With 35 states now classifying some forms of animal abuse as a felony, some young abusers do face tough penalties.

In Florida's Pinellas County, Robert Pettyjohn received a five-year prison sentence in April for killing one llama and partially blinding a second in a February 2001 attack when he was 18. Pettyjohn was convicted earlier of shooting bulls with arrows.

In Amsterdam, New York, Nicholas Brodsky, 18, and Carly Furman, 16, face up to two years in jail and $5,000 fines if convicted in the mutilation and killing of three cats. The teens, jailed while awaiting trial, are among the first people charged under New York's so-called Buster's Law, which toughens punishment for animal cruelty and was named after a kitten burned to death in 1997.

Teenagers have become a priority of the First Strike Campaign, a Humane Society initiative seeking to raise awareness of the link between animal cruelty and human violence. The campaign's literature includes background on serial killers and mass murderers who in their youth tormented animals.

Virginia Prevas, manager of the First Strike Campaign, says mandatory counseling is probably the best initial option in cases where a youth is arrested for animal cruelty.

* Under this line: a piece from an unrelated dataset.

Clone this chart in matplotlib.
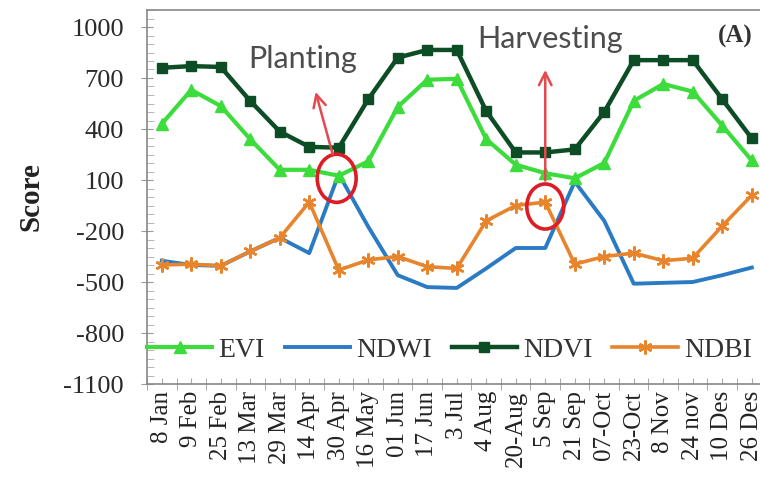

"Often these kids have experienced violence themselves, or witnessed violence, and they're dealing with a lot of emotional problems," she said.

However, Prevas believes incarceration can be warranted in serious cases.

"You have to look on a case-by-case basis," she said. "Was this a calculated act of animal cruelty as opposed to something where there's an anger management problem?"

Ascione, in his report for the Justice Department, said several studies have found that animal abuse is more likely among children who have been physically or sexually abused.

"Even if the adult family members do not abuse animals, some children may express the pain of their own victimization by abusing vulnerable family pets," he wrote.

Randour, noting that even preschoolers can engage in animal abuse, says younger children are more likely than teenagers to benefit from abuse prevention programs.

However, Nancy Katz, who works with juvenile offenders in Virginia's Fairfax County, believes the right kind of program can work well with teens. She is director of the Shiloh Project, which pairs troubled youths with dogs from local animal shelters.

"The kids don't realize that animals can feel -- they don't understand that you don't have to be physically abusive to an animal in order to train it," she said.

Many of the youths Katz deals with were themselves mistreated during childhood, and she sees some analogies between them and the dogs.

"You can use a two-by-four to get a dog to obey you, but what are you creating?" she asked.